El último de los Köprülü, Mustafá Zadé, consiguió una recuperación temporal en el sur de los Balcanes de 1689 a 1691, año en que muere en el campo de batalla. Desde entonces, la claudicación es inevitable. En 1699, el Tratado de Karlowitz obligó al sultán Mustafá II (1695-1703) a ceder los territorios que ya le habían ocupado Austria (toda Hungría y Transilvania, salvo el banato de Temesvar), Polonia (Podolia y Ucrania occidental) y Venecia (Dalmacia y el Peloponeso), más Azov, que en 1696 había conquistado Pedro I el Grande. Rusia conseguía así una importante salida al Mar Negro y por dos siglos las pretensiones de ambas potencias sobre esta zona serán permanente fuente de conflicto.
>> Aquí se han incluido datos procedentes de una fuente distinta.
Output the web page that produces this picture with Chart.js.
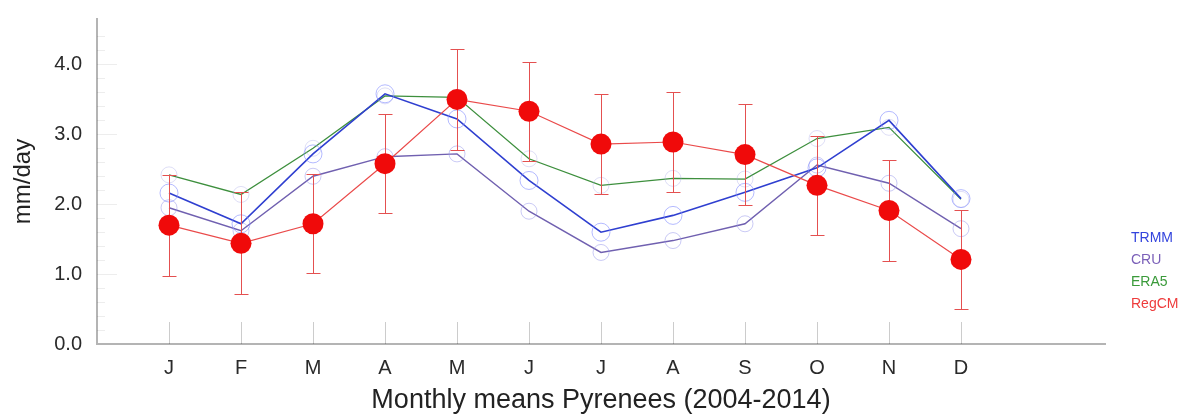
<!DOCTYPE html>
<html lang="en">
<head>
  <meta charset="UTF-8">
  <title>Monthly means Pyrenees (2004-2014)</title>
  <script src="https://cdn.jsdelivr.net/npm/chart.js"></script>
  <style>
    body { margin: 0; background: #fff; }
    canvas { display: block; }
  </style>
</head>
<body>
  <canvas id="myChart" width="1187" height="420"></canvas>

  <script>
    // Data (mm/day)
    var months = ['J', 'F', 'M', 'A', 'M', 'J', 'J', 'A', 'S', 'O', 'N', 'D'];
    var trmm  = [2.16, 1.72, 2.72, 3.58, 3.22, 2.34, 1.60, 1.84, 2.17, 2.52, 3.20, 2.08];
    var cru   = [1.95, 1.62, 2.40, 2.68, 2.72, 1.90, 1.31, 1.48, 1.72, 2.56, 2.30, 1.65];
    var era5  = [2.42, 2.14, 2.80, 3.55, 3.53, 2.65, 2.27, 2.37, 2.36, 2.94, 3.10, 2.07];
    var regcm = [1.70, 1.44, 1.72, 2.58, 3.50, 3.33, 2.86, 2.89, 2.71, 2.27, 1.91, 1.21];
    var regcmStd = [0.72, 0.73, 0.71, 0.71, 0.72, 0.71, 0.72, 0.72, 0.72, 0.71, 0.72, 0.71];
    var yTicks = [0, 1, 2, 3, 4];

    var legendItems = [
      { text: 'TRMM',  color: '#3344dd' },
      { text: 'CRU',   color: '#7a5fb8' },
      { text: 'ERA5',  color: '#3a9a3a' },
      { text: 'RegCM', color: '#ee3b3b' }
    ];

    var FONT = '"Liberation Sans", Arial, Helvetica, sans-serif';

    function toPoints(arr) {
      return arr.map(function (v, i) { return { x: i + 1, y: v }; });
    }

    // error bars of RegCM, drawn just before the red dots
    var errorBars = {
      id: 'errorBars',
      beforeDatasetDraw: function (chart, args) {
        if (args.index !== 3) return;
        var ctx = chart.ctx, xs = chart.scales.x, ys = chart.scales.y;
        ctx.save();
        ctx.strokeStyle = 'rgb(228,80,80)';
        ctx.lineWidth = 1;
        regcm.forEach(function (v, i) {
          var x = Math.round(xs.getPixelForValue(i + 1)) + 0.5;
          var yt = Math.round(ys.getPixelForValue(v + regcmStd[i])) + 0.5;
          var yb = Math.round(ys.getPixelForValue(v - regcmStd[i])) + 0.5;
          ctx.beginPath();
          ctx.moveTo(x, yt); ctx.lineTo(x, yb);
          ctx.moveTo(x - 7, yt); ctx.lineTo(x + 7, yt);
          ctx.moveTo(x - 7, yb); ctx.lineTo(x + 7, yb);
          ctx.stroke();
        });
        ctx.restore();
      }
    };

    // inward tick marks like the original plot
    var innerTicks = {
      id: 'innerTicks',
      beforeDatasetsDraw: function (chart) {
        var ctx = chart.ctx, xs = chart.scales.x, ys = chart.scales.y, a = chart.chartArea;
        ctx.save();
        ctx.strokeStyle = 'rgba(0,0,0,0.2)';
        ctx.lineWidth = 1;
        months.forEach(function (m, i) {
          var x = Math.round(xs.getPixelForValue(i + 1)) + 0.5;
          ctx.beginPath();
          ctx.moveTo(x, a.bottom); ctx.lineTo(x, a.bottom - 22);
          ctx.stroke();
        });
        ctx.strokeStyle = 'rgba(0,0,0,0.07)';
        for (var v = 0.2; v < 4.6; v += 0.2) {
          var y = Math.round(ys.getPixelForValue(v)) + 0.5;
          var major = Math.abs(v - Math.round(v)) < 0.01;
          ctx.beginPath();
          ctx.moveTo(a.left, y); ctx.lineTo(a.left + (major ? 20 : 8), y);
          ctx.stroke();
        }
        ctx.restore();
      }
    };

    var sideLegend = {
      id: 'sideLegend',
      afterDraw: function (chart) {
        var ctx = chart.ctx;
        ctx.save();
        ctx.font = '14px ' + FONT;
        ctx.textBaseline = 'middle';
        legendItems.forEach(function (it, i) {
          ctx.fillStyle = it.color;
          ctx.fillText(it.text, 1131, 238 + i * 22);
        });
        ctx.restore();
      }
    };

    var ctx = document.getElementById('myChart').getContext('2d');

    var myChart = new Chart(ctx, {
      type: 'line',
      data: {
        datasets: [
          {
            label: 'TRMM',
            data: toPoints(trmm),
            borderColor: '#2f3fd0',
            borderWidth: 1.6,
            pointRadius: 9,
            pointBorderWidth: 1,
            pointBorderColor: 'rgba(130,140,255,0.6)',
            pointBackgroundColor: 'rgba(0,0,0,0)',
            order: 2
          },
          {
            label: 'CRU',
            data: toPoints(cru),
            borderColor: '#7060b0',
            borderWidth: 1.4,
            pointRadius: 8,
            pointBorderWidth: 1,
            pointBorderColor: 'rgba(150,150,235,0.5)',
            pointBackgroundColor: 'rgba(0,0,0,0)',
            order: 3
          },
          {
            label: 'ERA5',
            data: toPoints(era5),
            borderColor: '#3d8f3d',
            borderWidth: 1.3,
            pointRadius: 8,
            pointBorderWidth: 1,
            pointBorderColor: 'rgba(160,160,230,0.35)',
            pointBackgroundColor: 'rgba(0,0,0,0)',
            order: 4
          },
          {
            label: 'RegCM',
            data: toPoints(regcm),
            borderColor: '#ea4a4a',
            borderWidth: 1.2,
            pointRadius: 10.5,
            pointBorderWidth: 0,
            pointBackgroundColor: '#f00a0a',
            order: 1
          }
        ]
      },
      options: {
        responsive: false,
        animation: false,
        layout: { padding: { left: 0, right: 82, top: 19, bottom: 0 } },
        plugins: {
          legend: { display: false },
          tooltip: { enabled: false }
        },
        scales: {
          x: {
            type: 'linear',
            min: 0,
            max: 14,
            afterFit: function (scale) {
              scale.height = 76;
              scale.paddingLeft = 0;
              scale.paddingRight = 0;
            },
            afterBuildTicks: function (scale) {
              scale.ticks = months.map(function (m, i) { return { value: i + 1 }; });
            },
            grid: { display: false, drawTicks: false },
            border: { display: true, color: '#b4b4b4', width: 2 },
            ticks: {
              padding: 12,
              color: '#2a2a2a',
              font: { family: FONT, size: 20 },
              maxRotation: 0,
              autoSkip: false,
              callback: function (value) { return months[value - 1]; }
            },
            title: {
              display: true,
              text: 'Monthly means Pyrenees (2004-2014)',
              color: '#222',
              font: { family: FONT, size: 27 },
              padding: { top: 0, bottom: 3 }
            }
          },
          y: {
            min: 0,
            max: 4.65,
            afterFit: function (scale) {
              scale.width = 97;
              scale.paddingTop = 0;
              scale.paddingBottom = 0;
            },
            afterBuildTicks: function (scale) {
              scale.ticks = yTicks.map(function (v) { return { value: v }; });
            },
            grid: { display: false, drawTicks: false },
            border: { display: true, color: '#b4b4b4', width: 2 },
            ticks: {
              padding: 15,
              color: '#2a2a2a',
              font: { family: FONT, size: 20 },
              callback: function (value) { return value.toFixed(1); }
            },
            title: {
              display: true,
              text: 'mm/day',
              color: '#222',
              font: { family: FONT, size: 24 },
              padding: { top: 9, bottom: 0 }
            }
          }
        }
      },
      plugins: [innerTicks, errorBars, sideLegend]
    });
  </script>
</body>
</html>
Los acuerdos de Karlowitz serán determinantes para los Habsburgo de Viena y para toda la historia europea posterior. Eliminadas desde Westfalia sus posibilidades como emperadores efectivos en el Sacro imperio, logran ahora convertirse en una gran potencia del sudeste europeo, donde son reconocidos definitivamente como reyes de Hungría y Transilvania. Con propiedad se podría empezar a hablar de Austria-Hungría, pues son estos Estados patrimoniales, junto con el Reino de Bohemia, los que le darán fuerza a partir de entonces y convertirán el conjunto en una de las grandes potencias del siglo XVIII. A ellos añadirán no mucho después, en la paz de Utrecht de 1713, además de los Países Bajos del Sur y Luxemburgo, la mayor parte de los territorios españoles en Italia: Milán, los presidios de Toscana, Nápoles y Cerdeña trocada a renglón seguido por Sicilia. Este enorme conjunto convertirá a Austria en una de las grandes potencias del siglo XVIII, aunque la yuxtaposición de tan variados territorios donde coexisten diversas etnias, lenguas y tradiciones sea campo propicio para el surgimiento de fuerzas centrífugas.